From Lund, head towards the East Coast. Before you begin to travel along the coastal roads, stop at Glimmingehus, the best preserved medieval fortress in Scandinavia. Built around 1500, in the years it also became a residential castle and a warehouse for wheat, until 1924 when it was donated to Sweden and is now managed by the Swedish National Heritage Board (in Swedish: Riksantikvarieämbetet). At Glimmingehus you will find a museum, a medieval kitchen, an area in which to play the children to the Knights (look at Sissi having fun in the pictures!), a shop and a restaurant-café. During summer there are several guided tours every day. In local folklore, the castle is described as haunted by ghosts: will you find them?!
Near Glimmingehus, you can find the first contact with the Swedish Riviera: Simrishamn is a picturesque coastal town, where you easily park and will be able to walk even with small children: Storgatan is the main street, that crosses the market square and the small town center, until you get to the sea. The climate of this area, like the whole Swedish Riviera, is mild because these coastlines are heated by the Gulf Stream.
Heading along the coast to the South, a must-stop is at the beach of Sandhammarens which has the finer and whiter sand in Sweden and it’s one of the most beautiful and long beaches in the country. The beach begins to the east of the small town of Löderups Strandbad and extends over a distance of several kilometers to the southeast corner of the province of Skåne. Sandhammens is located in the homonymous nature reserve Sandhammaren, which is the largest area of dunes in Sweden. There are several toilets and wooden decks with benches, but be careful with bathing as, due to the strong currents, you need special caution. Near the lighthouse Sandhammarens Fyr you can find a kiosk with cafeteria. The strong and changing currents create underwater coral reefs that permanently change their size and position. A curiosity: over the centuries, thousands of ships have run aground in front of the beach, so this is the largest ship cemetery in Sweden.
A few kilometers away, another appointment with the culture: Ales Stenar (in English stones of Ale), a funerary megalithic monument probably dating from 500 A.D., at the end of the Scandinavian Iron Age. The site, in which is buried the chief of the Vikings, called Ale, from which the name derives, has 59 large stones weighing about 1.8 tons each, arranged to form the profile of a boat long 67 meters. The stones do not have the same height: in fact, those located at the bow are about 3.3 meters high and are of a larger size than those placed at the stern, which instead measure about 2.5 meters. Interesting for children who approach the study of history, but also for the little ones because the site is very green, well maintained, adjacent to the sea and to some pastures. Ales Stenar is located on a hill, easily reachable with a staircase and a short walk (perhaps a little awkward if you have kids with buggy, but the ride is really short) and if you visited Stonehenge in England you can expect something very similar. Ales Stenar has a unique fascination with its location and the interpretation of the position of the stones, which would have a calendar or astronomical function. It is established that the bow and stern stones indicate, respectively, the points where the sun sets in the summer solstice and rises on the winter solstice.

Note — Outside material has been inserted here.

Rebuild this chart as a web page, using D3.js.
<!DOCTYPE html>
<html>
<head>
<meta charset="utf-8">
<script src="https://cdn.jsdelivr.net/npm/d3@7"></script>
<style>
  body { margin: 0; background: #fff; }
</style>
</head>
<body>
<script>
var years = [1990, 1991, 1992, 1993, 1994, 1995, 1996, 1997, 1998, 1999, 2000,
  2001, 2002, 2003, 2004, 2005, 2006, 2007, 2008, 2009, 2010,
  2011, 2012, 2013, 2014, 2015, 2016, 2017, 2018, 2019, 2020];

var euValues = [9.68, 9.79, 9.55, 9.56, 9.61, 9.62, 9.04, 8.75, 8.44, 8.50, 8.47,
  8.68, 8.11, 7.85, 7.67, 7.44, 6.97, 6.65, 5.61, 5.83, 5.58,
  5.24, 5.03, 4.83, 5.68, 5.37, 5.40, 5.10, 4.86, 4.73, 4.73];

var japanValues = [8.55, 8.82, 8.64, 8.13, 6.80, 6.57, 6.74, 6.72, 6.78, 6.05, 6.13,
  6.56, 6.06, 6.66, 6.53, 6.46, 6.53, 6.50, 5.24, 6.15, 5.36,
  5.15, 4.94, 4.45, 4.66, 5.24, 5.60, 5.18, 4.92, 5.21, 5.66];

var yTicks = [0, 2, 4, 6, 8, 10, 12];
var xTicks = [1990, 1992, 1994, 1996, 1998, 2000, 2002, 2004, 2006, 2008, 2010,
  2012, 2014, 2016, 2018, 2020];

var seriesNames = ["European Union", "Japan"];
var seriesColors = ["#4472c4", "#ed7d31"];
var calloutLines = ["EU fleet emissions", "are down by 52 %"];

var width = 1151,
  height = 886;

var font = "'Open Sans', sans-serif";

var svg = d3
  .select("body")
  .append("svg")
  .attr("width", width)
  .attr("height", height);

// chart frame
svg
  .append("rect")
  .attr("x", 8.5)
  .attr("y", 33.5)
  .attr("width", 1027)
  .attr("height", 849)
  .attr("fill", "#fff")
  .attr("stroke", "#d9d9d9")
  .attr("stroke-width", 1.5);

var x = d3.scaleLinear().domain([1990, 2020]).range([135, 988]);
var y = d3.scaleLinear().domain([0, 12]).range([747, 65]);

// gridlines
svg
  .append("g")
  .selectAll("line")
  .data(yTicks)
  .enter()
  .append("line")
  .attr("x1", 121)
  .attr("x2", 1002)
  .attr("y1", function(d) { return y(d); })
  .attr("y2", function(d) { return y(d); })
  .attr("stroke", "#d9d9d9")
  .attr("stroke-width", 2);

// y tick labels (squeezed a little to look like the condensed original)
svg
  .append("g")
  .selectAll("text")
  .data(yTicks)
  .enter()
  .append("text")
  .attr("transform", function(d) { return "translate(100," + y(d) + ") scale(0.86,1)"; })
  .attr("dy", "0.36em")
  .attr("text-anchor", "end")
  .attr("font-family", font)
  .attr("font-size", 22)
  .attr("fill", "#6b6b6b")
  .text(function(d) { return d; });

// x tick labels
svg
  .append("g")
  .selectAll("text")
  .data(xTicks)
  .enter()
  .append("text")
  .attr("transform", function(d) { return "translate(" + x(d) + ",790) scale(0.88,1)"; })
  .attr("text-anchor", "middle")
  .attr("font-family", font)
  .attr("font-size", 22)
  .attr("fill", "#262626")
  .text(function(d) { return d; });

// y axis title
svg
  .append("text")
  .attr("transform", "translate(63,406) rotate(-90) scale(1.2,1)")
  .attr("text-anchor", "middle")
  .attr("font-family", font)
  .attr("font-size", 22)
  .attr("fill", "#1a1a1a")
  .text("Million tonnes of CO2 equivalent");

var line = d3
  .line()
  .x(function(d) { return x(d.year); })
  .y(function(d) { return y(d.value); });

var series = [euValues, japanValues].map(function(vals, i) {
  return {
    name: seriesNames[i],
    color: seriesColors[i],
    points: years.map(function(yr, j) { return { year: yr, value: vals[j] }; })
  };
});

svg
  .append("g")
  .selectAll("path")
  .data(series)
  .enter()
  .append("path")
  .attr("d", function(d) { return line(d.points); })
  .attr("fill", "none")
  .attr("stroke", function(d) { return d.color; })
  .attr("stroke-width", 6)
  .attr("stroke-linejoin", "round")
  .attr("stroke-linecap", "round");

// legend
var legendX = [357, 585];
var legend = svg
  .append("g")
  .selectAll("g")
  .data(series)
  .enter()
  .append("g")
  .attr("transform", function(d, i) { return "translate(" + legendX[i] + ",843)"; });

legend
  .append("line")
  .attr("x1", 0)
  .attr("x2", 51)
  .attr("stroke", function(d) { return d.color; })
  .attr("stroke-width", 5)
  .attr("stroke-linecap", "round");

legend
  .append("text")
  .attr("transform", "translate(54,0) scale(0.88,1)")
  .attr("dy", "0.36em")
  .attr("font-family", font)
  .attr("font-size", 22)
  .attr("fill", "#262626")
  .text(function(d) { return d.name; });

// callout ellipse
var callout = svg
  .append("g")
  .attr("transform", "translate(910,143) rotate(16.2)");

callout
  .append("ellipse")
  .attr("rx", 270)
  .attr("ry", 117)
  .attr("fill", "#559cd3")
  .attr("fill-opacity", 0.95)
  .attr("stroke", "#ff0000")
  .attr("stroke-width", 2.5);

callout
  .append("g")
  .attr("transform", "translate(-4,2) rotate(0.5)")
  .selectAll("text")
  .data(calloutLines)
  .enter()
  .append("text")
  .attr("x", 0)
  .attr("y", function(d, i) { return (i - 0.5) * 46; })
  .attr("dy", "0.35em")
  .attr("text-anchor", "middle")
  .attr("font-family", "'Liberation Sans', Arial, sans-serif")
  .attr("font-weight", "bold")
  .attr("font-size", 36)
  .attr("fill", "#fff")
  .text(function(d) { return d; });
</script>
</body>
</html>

Near Ales Stenar, in the fishing port of Kaseberga, I suggest you take a break to admire the sea and eat fish cooked in the typical way!
Continuing along the coast, you will reach the small town of Ystad, a tourist town with beautiful beaches and a historical medieval nucleus very well preserved with two medieval churches where you can see the Gothic influence (Sankt Petri kyrka and Sankta Maria kyrka). A curiosity: in the last years Ystad has become quite famous thanks to the Inspector Wallander, character created by the writer Henning Kelle. Wallander is also the protagonist of the BBC TV series with Kenneth Branagh: today tourists visit the restaurant of the Hotel Continental, right in front of the port, where the Inspector often eats, and especially the address of his home, at number 8 of Mariagatan . In Ystad you can not miss the beautiful location on the sea of Ystad Saltsjöbad.
As you continue along the coast, you can’t miss the southern point of the whole of Scandinavia (55° 20′ N): Smygehuk. A small agglomeration with fishermen’s houses, a marina, a few restaurant-bars: the view is gorgeous and it’s worth the stop, even just for a pic.
Enjoy the view, stop, bathe your feet and take many photos along the coastal road from Ystad to the peninsula of Falsterbo (Falsterbonäset), which includes two villages: Skanör to the north and Falsterbo to the south. The peninsula represents the boundary between the Baltic Sea and the Oresund. The beaches, counted as one of the best beaches in Europe, are white and the sand is fine: you will find bars and restaurants, many Swedish sunbathing and bathing (if there is not too much wind, I recommend you join them!). Not far from here, you can visit the Viking reserve of Foteviken, an outdoor living museum that immerses you in the 12th century Viking customs.
You can end your tour of the Swedish Riviera back to Malmo, but stay in the south of the city, in the former popular district of Limhamn, where you can enjoy spectacular views of the Oresund.